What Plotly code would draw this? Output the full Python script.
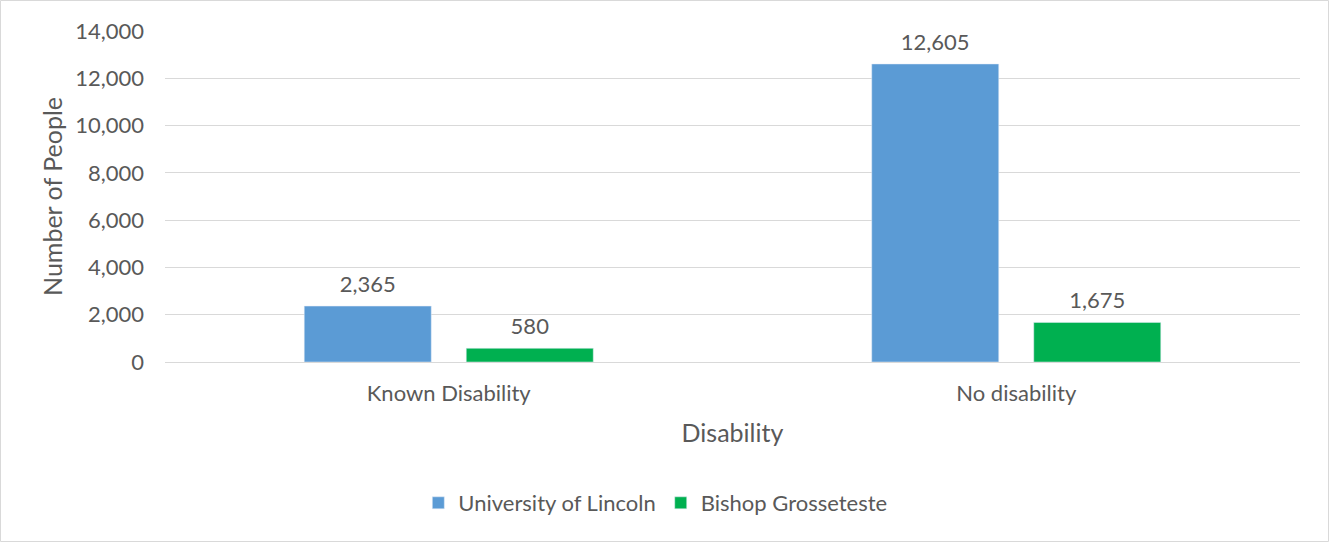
import plotly.graph_objects as go

categories = ["Known Disability", "No disability"]
lincoln = [2365, 12605]
bishop = [580, 1675]
series_names = ["University of Lincoln", "Bishop Grosseteste"]
y_ticks = [0, 2000, 4000, 6000, 8000, 10000, 12000, 14000]

W, H = 1329, 542
L, R, T, B = 165, 29, 31, 180
FONT = "Lato, 'Open Sans', sans-serif"
TXT = "#595959"

fig = go.Figure()
for name, vals, col, grp in [(series_names[0], lincoln, "#5B9BD5", "a"),
                             (series_names[1], bishop, "#00B050", "b")]:
    fig.add_bar(x=categories, y=vals, name=name, marker_color=col,
                offsetgroup=grp, hoverinfo="skip")
for vals, grp in [(lincoln, "a"), (bishop, "b")]:
    fig.add_scatter(x=categories, y=vals, mode="markers+text", offsetgroup=grp,
                    text=[f"{v:,}" for v in vals], textposition="top center",
                    textfont=dict(size=22, color=TXT),
                    marker=dict(size=12, opacity=0), showlegend=False,
                    hoverinfo="skip", cliponaxis=False)

pw = W - L - R
ph = H - T - B
def px(x):
    return (x - L) / pw
def py(y):
    return (H - B - y) / ph

fig.update_layout(
    width=W, height=H,
    margin=dict(l=L, r=R, t=T, b=B),
    barmode="group", bargap=0.429, bargroupgap=0.216,
    scattermode="group", scattergap=0.429,
    plot_bgcolor="white", paper_bgcolor="white",
    font=dict(family=FONT, color=TXT, size=22),
    xaxis=dict(title=dict(text="Disability", font=dict(size=25, color=TXT), standoff=19),
               tickfont=dict(size=22, color=TXT), showline=False, showgrid=False,
               ticks="", ticklabelstandoff=16),
    yaxis=dict(title=dict(text="Number of People", font=dict(size=25, color=TXT), standoff=5),
               range=[0, 14000], tickvals=y_ticks, tickformat=",",
               tickfont=dict(size=22, color=TXT), gridcolor="#D9D9D9", gridwidth=1.3,
               zeroline=True, zerolinecolor="#D9D9D9", zerolinewidth=1.3, showline=False,
               ticklabelstandoff=20),
    legend=dict(orientation="h", x=0.432, xanchor="center", y=py(503), yanchor="middle",
                font=dict(size=22, color=TXT), itemwidth=30, traceorder="normal"),
    shapes=[dict(type="rect", xref="paper", yref="paper",
                 x0=px(0.5), x1=px(W - 0.5), y0=py(H - 0.5), y1=py(0.5),
                 line=dict(color="#D9D9D9", width=1))],
)
fig.write_html("out.html", config={"displayModeBar": False},
               post_script="document.body.style.margin='0px';")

- [Exercise task] Quote each line of the listing exactly, but leave the pictures out.

- [Final result]
What Plotly code would draw this? Output the full Python script.
import plotly.graph_objects as go

categories = ["Known Disability", "No disability"]
lincoln = [2365, 12605]
bishop = [580, 1675]
series_names = ["University of Lincoln", "Bishop Grosseteste"]
y_ticks = [0, 2000, 4000, 6000, 8000, 10000, 12000, 14000]

W, H = 1329, 542
L, R, T, B = 165, 29, 31, 180
FONT = "Lato, 'Open Sans', sans-serif"
TXT = "#595959"

fig = go.Figure()
for name, vals, col, grp in [(series_names[0], lincoln, "#5B9BD5", "a"),
                             (series_names[1], bishop, "#00B050", "b")]:
    fig.add_bar(x=categories, y=vals, name=name, marker_color=col,
                offsetgroup=grp, hoverinfo="skip")
for vals, grp in [(lincoln, "a"), (bishop, "b")]:
    fig.add_scatter(x=categories, y=vals, mode="markers+text", offsetgroup=grp,
                    text=[f"{v:,}" for v in vals], textposition="top center",
                    textfont=dict(size=22, color=TXT),
                    marker=dict(size=12, opacity=0), showlegend=False,
                    hoverinfo="skip", cliponaxis=False)

pw = W - L - R
ph = H - T - B
def px(x):
    return (x - L) / pw
def py(y):
    return (H - B - y) / ph

fig.update_layout(
    width=W, height=H,
    margin=dict(l=L, r=R, t=T, b=B),
    barmode="group", bargap=0.429, bargroupgap=0.216,
    scattermode="group", scattergap=0.429,
    plot_bgcolor="white", paper_bgcolor="white",
    font=dict(family=FONT, color=TXT, size=22),
    xaxis=dict(title=dict(text="Disability", font=dict(size=25, color=TXT), standoff=19),
               tickfont=dict(size=22, color=TXT), showline=False, showgrid=False,
               ticks="", ticklabelstandoff=16),
    yaxis=dict(title=dict(text="Number of People", font=dict(size=25, color=TXT), standoff=5),
               range=[0, 14000], tickvals=y_ticks, tickformat=",",
               tickfont=dict(size=22, color=TXT), gridcolor="#D9D9D9", gridwidth=1.3,
               zeroline=True, zerolinecolor="#D9D9D9", zerolinewidth=1.3, showline=False,
               ticklabelstandoff=20),
    legend=dict(orientation="h", x=0.432, xanchor="center", y=py(503), yanchor="middle",
                font=dict(size=22, color=TXT), itemwidth=30, traceorder="normal"),
    shapes=[dict(type="rect", xref="paper", yref="paper",
                 x0=px(0.5), x1=px(W - 0.5), y0=py(H - 0.5), y1=py(0.5),
                 line=dict(color="#D9D9D9", width=1))],
)
fig.write_html("out.html", config={"displayModeBar": False},
               post_script="document.body.style.margin='0px';")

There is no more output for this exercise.